_Objective_: Restate the data exactly as given and keep the pictures out.

_Information provided_:
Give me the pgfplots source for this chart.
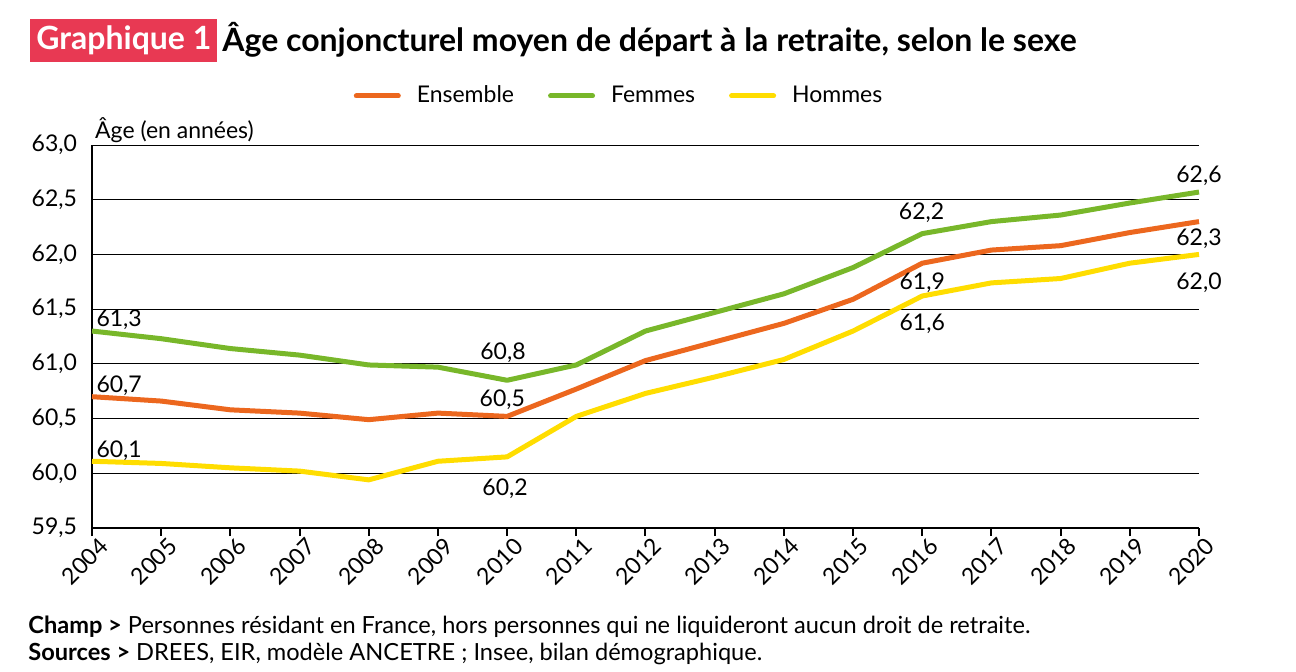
\documentclass[border=0pt]{standalone}
\usepackage{fontspec}
\setmainfont{Lato}
\usepackage{pgfplots}
\pgfplotsset{compat=1.18}
\definecolor{cOr}{RGB}{236,103,30}
\definecolor{cGr}{RGB}{120,183,42}
\definecolor{cYe}{RGB}{255,221,0}
\definecolor{cRed}{RGB}{232,57,83}
\newcommand{\fs}{\fontsize{11.5bp}{13bp}\selectfont}
\newcommand{\ff}{\fontsize{11.8bp}{13bp}\selectfont}
\begin{document}
\begin{tikzpicture}
\useasboundingbox (0,0) rectangle (648bp,-336bp);
\node[fill=cRed, text=white, font=\fontsize{16bp}{18bp}\selectfont\bfseries, anchor=west, inner xsep=3bp, minimum height=16.5bp] at (15bp,-20.25bp) {Graphique 1};
\node[anchor=base west, inner sep=0pt, font=\fontsize{16bp}{18bp}\selectfont\bfseries] at (111bp,-25.5bp) {Âge conjoncturel moyen de départ à la retraite, selon le sexe};
\begin{axis}[
  at={(46bp,-264bp)}, anchor=south west,
  scale only axis, width=553.5bp, height=191.5bp,
  xmin=2004, xmax=2020, ymin=59.5, ymax=63,
  clip=false,
  axis x line=bottom, axis y line=left,
  axis line style={-, black, line width=1bp},
  xtick={2004,...,2020}, ytick={59.5,60,...,63},
  ymajorgrids, grid style={black, line width=0.5bp},
  tick align=outside, major tick length=4bp,
  xtick style={black, line width=1bp}, ytick style={draw=none},
  ticklabel style={font=\fs},
  /pgf/number format/assume math mode=true,
  xticklabel style={rotate=45, anchor=north east, inner sep=1bp, xshift=3bp, yshift=-1bp, /pgf/number format/1000 sep={}},
  yticklabel style={/pgf/number format/.cd, fixed, fixed zerofill, precision=1, use comma},
  legend columns=3,
  legend style={at={(0.477,1.128)}, anchor=center, draw=none, font=\fs,
    /tikz/every odd column/.append style={column sep=6bp},
    /tikz/every even column/.append style={column sep=15bp}},
  legend image code/.code={\draw[#1, line width=2.5bp, line cap=round] (0bp,0bp) -- (21bp,0bp);},
  every axis plot/.append style={line width=2.5bp, line join=round},
]
\addplot[cOr] coordinates {(2004,60.70) (2005,60.66) (2006,60.58) (2007,60.55) (2008,60.49) (2009,60.55) (2010,60.52) (2011,60.77) (2012,61.03) (2013,61.20) (2014,61.37) (2015,61.59) (2016,61.92) (2017,62.04) (2018,62.08) (2019,62.20) (2020,62.30)};
\addlegendentry{Ensemble}
\addplot[cGr] coordinates {(2004,61.30) (2005,61.23) (2006,61.14) (2007,61.08) (2008,60.99) (2009,60.97) (2010,60.85) (2011,60.99) (2012,61.30) (2013,61.47) (2014,61.64) (2015,61.88) (2016,62.19) (2017,62.30) (2018,62.36) (2019,62.47) (2020,62.57)};
\addlegendentry{Femmes}
\addplot[cYe] coordinates {(2004,60.11) (2005,60.09) (2006,60.05) (2007,60.02) (2008,59.94) (2009,60.11) (2010,60.15) (2011,60.52) (2012,60.73) (2013,60.88) (2014,61.04) (2015,61.30) (2016,61.62) (2017,61.74) (2018,61.78) (2019,61.92) (2020,62.00)};
\addlegendentry{Hommes}
\node[anchor=west, font=\fs, inner sep=0pt] at (axis cs:2004.06,61.40) {61,3};
\node[anchor=west, font=\fs, inner sep=0pt] at (axis cs:2004.06,60.80) {60,7};
\node[anchor=west, font=\fs, inner sep=0pt] at (axis cs:2004.06,60.21) {60,1};
\node[font=\fs, inner sep=0pt] at (axis cs:2009.94,61.10) {60,8};
\node[font=\fs, inner sep=0pt] at (axis cs:2009.93,60.67) {60,5};
\node[font=\fs, inner sep=0pt] at (axis cs:2009.97,59.86) {60,2};
\node[font=\fs, inner sep=0pt] at (axis cs:2015.99,62.38) {62,2};
\node[font=\fs, inner sep=0pt] at (axis cs:2016,61.74) {61,9};
\node[font=\fs, inner sep=0pt] at (axis cs:2016,61.37) {61,6};
\node[font=\fs, inner sep=0pt] at (axis cs:2020,62.72) {62,6};
\node[font=\fs, inner sep=0pt] at (axis cs:2020,62.14) {62,3};
\node[font=\fs, inner sep=0pt] at (axis cs:2020,61.74) {62,0};
\node[anchor=west, font=\fs, inner sep=0pt] at (axis cs:2004.04,63.14) {Âge (en années)};
\end{axis}
\node[anchor=base west, inner sep=0pt, font=\ff] at (14bp,-316.5bp) {\textbf{Champ >} Personnes résidant en France, hors personnes qui ne liquideront aucun droit de retraite.};
\node[anchor=base west, inner sep=0pt, font=\ff] at (14bp,-330bp) {\textbf{Sources >} DREES, EIR, modèle ANCETRE ; Insee, bilan démographique.};
\end{tikzpicture}
\end{document}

_The response_:
Give me the pgfplots source for this chart.
\documentclass[border=0pt]{standalone}
\usepackage{fontspec}
\setmainfont{Lato}
\usepackage{pgfplots}
\pgfplotsset{compat=1.18}
\definecolor{cOr}{RGB}{236,103,30}
\definecolor{cGr}{RGB}{120,183,42}
\definecolor{cYe}{RGB}{255,221,0}
\definecolor{cRed}{RGB}{232,57,83}
\newcommand{\fs}{\fontsize{11.5bp}{13bp}\selectfont}
\newcommand{\ff}{\fontsize{11.8bp}{13bp}\selectfont}
\begin{document}
\begin{tikzpicture}
\useasboundingbox (0,0) rectangle (648bp,-336bp);
\node[fill=cRed, text=white, font=\fontsize{16bp}{18bp}\selectfont\bfseries, anchor=west, inner xsep=3bp, minimum height=16.5bp] at (15bp,-20.25bp) {Graphique 1};
\node[anchor=base west, inner sep=0pt, font=\fontsize{16bp}{18bp}\selectfont\bfseries] at (111bp,-25.5bp) {Âge conjoncturel moyen de départ à la retraite, selon le sexe};
\begin{axis}[
  at={(46bp,-264bp)}, anchor=south west,
  scale only axis, width=553.5bp, height=191.5bp,
  xmin=2004, xmax=2020, ymin=59.5, ymax=63,
  clip=false,
  axis x line=bottom, axis y line=left,
  axis line style={-, black, line width=1bp},
  xtick={2004,...,2020}, ytick={59.5,60,...,63},
  ymajorgrids, grid style={black, line width=0.5bp},
  tick align=outside, major tick length=4bp,
  xtick style={black, line width=1bp}, ytick style={draw=none},
  ticklabel style={font=\fs},
  /pgf/number format/assume math mode=true,
  xticklabel style={rotate=45, anchor=north east, inner sep=1bp, xshift=3bp, yshift=-1bp, /pgf/number format/1000 sep={}},
  yticklabel style={/pgf/number format/.cd, fixed, fixed zerofill, precision=1, use comma},
  legend columns=3,
  legend style={at={(0.477,1.128)}, anchor=center, draw=none, font=\fs,
    /tikz/every odd column/.append style={column sep=6bp},
    /tikz/every even column/.append style={column sep=15bp}},
  legend image code/.code={\draw[#1, line width=2.5bp, line cap=round] (0bp,0bp) -- (21bp,0bp);},
  every axis plot/.append style={line width=2.5bp, line join=round},
]
\addplot[cOr] coordinates {(2004,60.70) (2005,60.66) (2006,60.58) (2007,60.55) (2008,60.49) (2009,60.55) (2010,60.52) (2011,60.77) (2012,61.03) (2013,61.20) (2014,61.37) (2015,61.59) (2016,61.92) (2017,62.04) (2018,62.08) (2019,62.20) (2020,62.30)};
\addlegendentry{Ensemble}
\addplot[cGr] coordinates {(2004,61.30) (2005,61.23) (2006,61.14) (2007,61.08) (2008,60.99) (2009,60.97) (2010,60.85) (2011,60.99) (2012,61.30) (2013,61.47) (2014,61.64) (2015,61.88) (2016,62.19) (2017,62.30) (2018,62.36) (2019,62.47) (2020,62.57)};
\addlegendentry{Femmes}
\addplot[cYe] coordinates {(2004,60.11) (2005,60.09) (2006,60.05) (2007,60.02) (2008,59.94) (2009,60.11) (2010,60.15) (2011,60.52) (2012,60.73) (2013,60.88) (2014,61.04) (2015,61.30) (2016,61.62) (2017,61.74) (2018,61.78) (2019,61.92) (2020,62.00)};
\addlegendentry{Hommes}
\node[anchor=west, font=\fs, inner sep=0pt] at (axis cs:2004.06,61.40) {61,3};
\node[anchor=west, font=\fs, inner sep=0pt] at (axis cs:2004.06,60.80) {60,7};
\node[anchor=west, font=\fs, inner sep=0pt] at (axis cs:2004.06,60.21) {60,1};
\node[font=\fs, inner sep=0pt] at (axis cs:2009.94,61.10) {60,8};
\node[font=\fs, inner sep=0pt] at (axis cs:2009.93,60.67) {60,5};
\node[font=\fs, inner sep=0pt] at (axis cs:2009.97,59.86) {60,2};
\node[font=\fs, inner sep=0pt] at (axis cs:2015.99,62.38) {62,2};
\node[font=\fs, inner sep=0pt] at (axis cs:2016,61.74) {61,9};
\node[font=\fs, inner sep=0pt] at (axis cs:2016,61.37) {61,6};
\node[font=\fs, inner sep=0pt] at (axis cs:2020,62.72) {62,6};
\node[font=\fs, inner sep=0pt] at (axis cs:2020,62.14) {62,3};
\node[font=\fs, inner sep=0pt] at (axis cs:2020,61.74) {62,0};
\node[anchor=west, font=\fs, inner sep=0pt] at (axis cs:2004.04,63.14) {Âge (en années)};
\end{axis}
\node[anchor=base west, inner sep=0pt, font=\ff] at (14bp,-316.5bp) {\textbf{Champ >} Personnes résidant en France, hors personnes qui ne liquideront aucun droit de retraite.};
\node[anchor=base west, inner sep=0pt, font=\ff] at (14bp,-330bp) {\textbf{Sources >} DREES, EIR, modèle ANCETRE ; Insee, bilan démographique.};
\end{tikzpicture}
\end{document}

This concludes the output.